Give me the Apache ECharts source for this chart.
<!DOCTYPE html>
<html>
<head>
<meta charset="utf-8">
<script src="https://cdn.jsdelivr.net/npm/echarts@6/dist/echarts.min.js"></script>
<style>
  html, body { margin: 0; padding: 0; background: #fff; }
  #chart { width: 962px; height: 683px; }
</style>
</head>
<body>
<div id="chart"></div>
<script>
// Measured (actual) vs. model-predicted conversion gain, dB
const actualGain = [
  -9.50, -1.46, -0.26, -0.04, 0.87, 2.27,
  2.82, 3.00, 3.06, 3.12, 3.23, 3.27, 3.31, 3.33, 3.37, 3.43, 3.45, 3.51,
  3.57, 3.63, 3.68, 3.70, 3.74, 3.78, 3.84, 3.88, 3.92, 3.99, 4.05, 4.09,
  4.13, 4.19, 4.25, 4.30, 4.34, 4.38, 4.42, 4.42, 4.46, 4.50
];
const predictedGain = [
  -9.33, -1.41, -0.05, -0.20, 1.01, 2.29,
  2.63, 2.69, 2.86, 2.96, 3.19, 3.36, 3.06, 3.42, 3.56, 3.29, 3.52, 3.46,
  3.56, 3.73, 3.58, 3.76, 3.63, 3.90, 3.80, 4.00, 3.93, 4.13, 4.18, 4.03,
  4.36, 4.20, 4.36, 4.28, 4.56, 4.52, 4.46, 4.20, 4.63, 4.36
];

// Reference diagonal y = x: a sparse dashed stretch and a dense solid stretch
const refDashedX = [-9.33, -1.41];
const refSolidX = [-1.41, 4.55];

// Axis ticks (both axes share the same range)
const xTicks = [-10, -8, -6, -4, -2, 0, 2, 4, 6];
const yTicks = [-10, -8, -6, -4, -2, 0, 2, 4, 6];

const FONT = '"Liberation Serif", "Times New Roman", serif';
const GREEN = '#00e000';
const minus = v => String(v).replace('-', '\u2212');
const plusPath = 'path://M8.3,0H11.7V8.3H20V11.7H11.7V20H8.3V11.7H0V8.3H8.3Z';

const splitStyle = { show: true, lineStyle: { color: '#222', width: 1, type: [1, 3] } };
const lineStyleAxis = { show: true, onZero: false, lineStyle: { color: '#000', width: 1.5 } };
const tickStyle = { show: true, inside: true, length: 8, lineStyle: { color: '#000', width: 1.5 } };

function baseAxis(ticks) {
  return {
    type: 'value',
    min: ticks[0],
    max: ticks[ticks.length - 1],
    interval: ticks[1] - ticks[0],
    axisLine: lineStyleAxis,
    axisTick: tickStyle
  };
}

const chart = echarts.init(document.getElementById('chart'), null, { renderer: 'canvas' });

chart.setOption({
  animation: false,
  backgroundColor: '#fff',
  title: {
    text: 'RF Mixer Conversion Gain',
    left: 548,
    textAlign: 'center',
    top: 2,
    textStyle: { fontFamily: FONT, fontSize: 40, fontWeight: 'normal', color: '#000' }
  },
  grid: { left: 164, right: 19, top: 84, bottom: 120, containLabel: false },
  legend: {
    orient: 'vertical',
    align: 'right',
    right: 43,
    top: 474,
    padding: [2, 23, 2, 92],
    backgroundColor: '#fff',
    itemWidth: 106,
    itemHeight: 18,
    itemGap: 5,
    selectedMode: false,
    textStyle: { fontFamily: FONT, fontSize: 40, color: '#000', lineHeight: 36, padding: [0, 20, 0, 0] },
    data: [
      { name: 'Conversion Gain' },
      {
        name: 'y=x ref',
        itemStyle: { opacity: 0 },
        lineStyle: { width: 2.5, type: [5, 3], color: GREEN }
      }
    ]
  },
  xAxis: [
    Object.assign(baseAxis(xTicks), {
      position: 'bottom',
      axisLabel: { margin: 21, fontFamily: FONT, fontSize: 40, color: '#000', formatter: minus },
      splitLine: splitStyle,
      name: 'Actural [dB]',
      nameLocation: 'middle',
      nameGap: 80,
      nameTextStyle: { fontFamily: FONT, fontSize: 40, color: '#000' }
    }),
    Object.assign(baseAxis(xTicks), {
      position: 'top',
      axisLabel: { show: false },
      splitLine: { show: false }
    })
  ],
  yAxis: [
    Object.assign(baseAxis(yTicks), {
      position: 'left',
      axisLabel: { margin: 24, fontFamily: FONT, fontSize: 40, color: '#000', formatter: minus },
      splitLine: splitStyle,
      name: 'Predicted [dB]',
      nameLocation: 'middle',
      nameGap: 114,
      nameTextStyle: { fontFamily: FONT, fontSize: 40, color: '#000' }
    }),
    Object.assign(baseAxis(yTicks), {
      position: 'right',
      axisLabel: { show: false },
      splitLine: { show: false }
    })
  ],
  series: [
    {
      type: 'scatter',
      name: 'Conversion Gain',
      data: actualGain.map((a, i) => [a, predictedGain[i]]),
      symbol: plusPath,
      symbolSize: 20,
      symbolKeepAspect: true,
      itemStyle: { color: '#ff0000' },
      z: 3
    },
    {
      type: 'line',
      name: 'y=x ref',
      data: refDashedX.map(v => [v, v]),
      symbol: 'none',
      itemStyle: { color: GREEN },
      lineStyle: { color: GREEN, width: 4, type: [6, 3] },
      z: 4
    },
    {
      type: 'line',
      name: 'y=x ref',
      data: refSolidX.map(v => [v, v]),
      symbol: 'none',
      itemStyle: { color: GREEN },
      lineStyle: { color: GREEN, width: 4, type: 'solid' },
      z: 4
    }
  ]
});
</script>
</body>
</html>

> _Short exercise_: Transcribe the data. Leave every line exactly as it is.

> _Answer to the task_:
Give me the Apache ECharts source for this chart.
<!DOCTYPE html>
<html>
<head>
<meta charset="utf-8">
<script src="https://cdn.jsdelivr.net/npm/echarts@6/dist/echarts.min.js"></script>
<style>
  html, body { margin: 0; padding: 0; background: #fff; }
  #chart { width: 962px; height: 683px; }
</style>
</head>
<body>
<div id="chart"></div>
<script>
// Measured (actual) vs. model-predicted conversion gain, dB
const actualGain = [
  -9.50, -1.46, -0.26, -0.04, 0.87, 2.27,
  2.82, 3.00, 3.06, 3.12, 3.23, 3.27, 3.31, 3.33, 3.37, 3.43, 3.45, 3.51,
  3.57, 3.63, 3.68, 3.70, 3.74, 3.78, 3.84, 3.88, 3.92, 3.99, 4.05, 4.09,
  4.13, 4.19, 4.25, 4.30, 4.34, 4.38, 4.42, 4.42, 4.46, 4.50
];
const predictedGain = [
  -9.33, -1.41, -0.05, -0.20, 1.01, 2.29,
  2.63, 2.69, 2.86, 2.96, 3.19, 3.36, 3.06, 3.42, 3.56, 3.29, 3.52, 3.46,
  3.56, 3.73, 3.58, 3.76, 3.63, 3.90, 3.80, 4.00, 3.93, 4.13, 4.18, 4.03,
  4.36, 4.20, 4.36, 4.28, 4.56, 4.52, 4.46, 4.20, 4.63, 4.36
];

// Reference diagonal y = x: a sparse dashed stretch and a dense solid stretch
const refDashedX = [-9.33, -1.41];
const refSolidX = [-1.41, 4.55];

// Axis ticks (both axes share the same range)
const xTicks = [-10, -8, -6, -4, -2, 0, 2, 4, 6];
const yTicks = [-10, -8, -6, -4, -2, 0, 2, 4, 6];

const FONT = '"Liberation Serif", "Times New Roman", serif';
const GREEN = '#00e000';
const minus = v => String(v).replace('-', '\u2212');
const plusPath = 'path://M8.3,0H11.7V8.3H20V11.7H11.7V20H8.3V11.7H0V8.3H8.3Z';

const splitStyle = { show: true, lineStyle: { color: '#222', width: 1, type: [1, 3] } };
const lineStyleAxis = { show: true, onZero: false, lineStyle: { color: '#000', width: 1.5 } };
const tickStyle = { show: true, inside: true, length: 8, lineStyle: { color: '#000', width: 1.5 } };

function baseAxis(ticks) {
  return {
    type: 'value',
    min: ticks[0],
    max: ticks[ticks.length - 1],
    interval: ticks[1] - ticks[0],
    axisLine: lineStyleAxis,
    axisTick: tickStyle
  };
}

const chart = echarts.init(document.getElementById('chart'), null, { renderer: 'canvas' });

chart.setOption({
  animation: false,
  backgroundColor: '#fff',
  title: {
    text: 'RF Mixer Conversion Gain',
    left: 548,
    textAlign: 'center',
    top: 2,
    textStyle: { fontFamily: FONT, fontSize: 40, fontWeight: 'normal', color: '#000' }
  },
  grid: { left: 164, right: 19, top: 84, bottom: 120, containLabel: false },
  legend: {
    orient: 'vertical',
    align: 'right',
    right: 43,
    top: 474,
    padding: [2, 23, 2, 92],
    backgroundColor: '#fff',
    itemWidth: 106,
    itemHeight: 18,
    itemGap: 5,
    selectedMode: false,
    textStyle: { fontFamily: FONT, fontSize: 40, color: '#000', lineHeight: 36, padding: [0, 20, 0, 0] },
    data: [
      { name: 'Conversion Gain' },
      {
        name: 'y=x ref',
        itemStyle: { opacity: 0 },
        lineStyle: { width: 2.5, type: [5, 3], color: GREEN }
      }
    ]
  },
  xAxis: [
    Object.assign(baseAxis(xTicks), {
      position: 'bottom',
      axisLabel: { margin: 21, fontFamily: FONT, fontSize: 40, color: '#000', formatter: minus },
      splitLine: splitStyle,
      name: 'Actural [dB]',
      nameLocation: 'middle',
      nameGap: 80,
      nameTextStyle: { fontFamily: FONT, fontSize: 40, color: '#000' }
    }),
    Object.assign(baseAxis(xTicks), {
      position: 'top',
      axisLabel: { show: false },
      splitLine: { show: false }
    })
  ],
  yAxis: [
    Object.assign(baseAxis(yTicks), {
      position: 'left',
      axisLabel: { margin: 24, fontFamily: FONT, fontSize: 40, color: '#000', formatter: minus },
      splitLine: splitStyle,
      name: 'Predicted [dB]',
      nameLocation: 'middle',
      nameGap: 114,
      nameTextStyle: { fontFamily: FONT, fontSize: 40, color: '#000' }
    }),
    Object.assign(baseAxis(yTicks), {
      position: 'right',
      axisLabel: { show: false },
      splitLine: { show: false }
    })
  ],
  series: [
    {
      type: 'scatter',
      name: 'Conversion Gain',
      data: actualGain.map((a, i) => [a, predictedGain[i]]),
      symbol: plusPath,
      symbolSize: 20,
      symbolKeepAspect: true,
      itemStyle: { color: '#ff0000' },
      z: 3
    },
    {
      type: 'line',
      name: 'y=x ref',
      data: refDashedX.map(v => [v, v]),
      symbol: 'none',
      itemStyle: { color: GREEN },
      lineStyle: { color: GREEN, width: 4, type: [6, 3] },
      z: 4
    },
    {
      type: 'line',
      name: 'y=x ref',
      data: refSolidX.map(v => [v, v]),
      symbol: 'none',
      itemStyle: { color: GREEN },
      lineStyle: { color: GREEN, width: 4, type: 'solid' },
      z: 4
    }
  ]
});
</script>
</body>
</html>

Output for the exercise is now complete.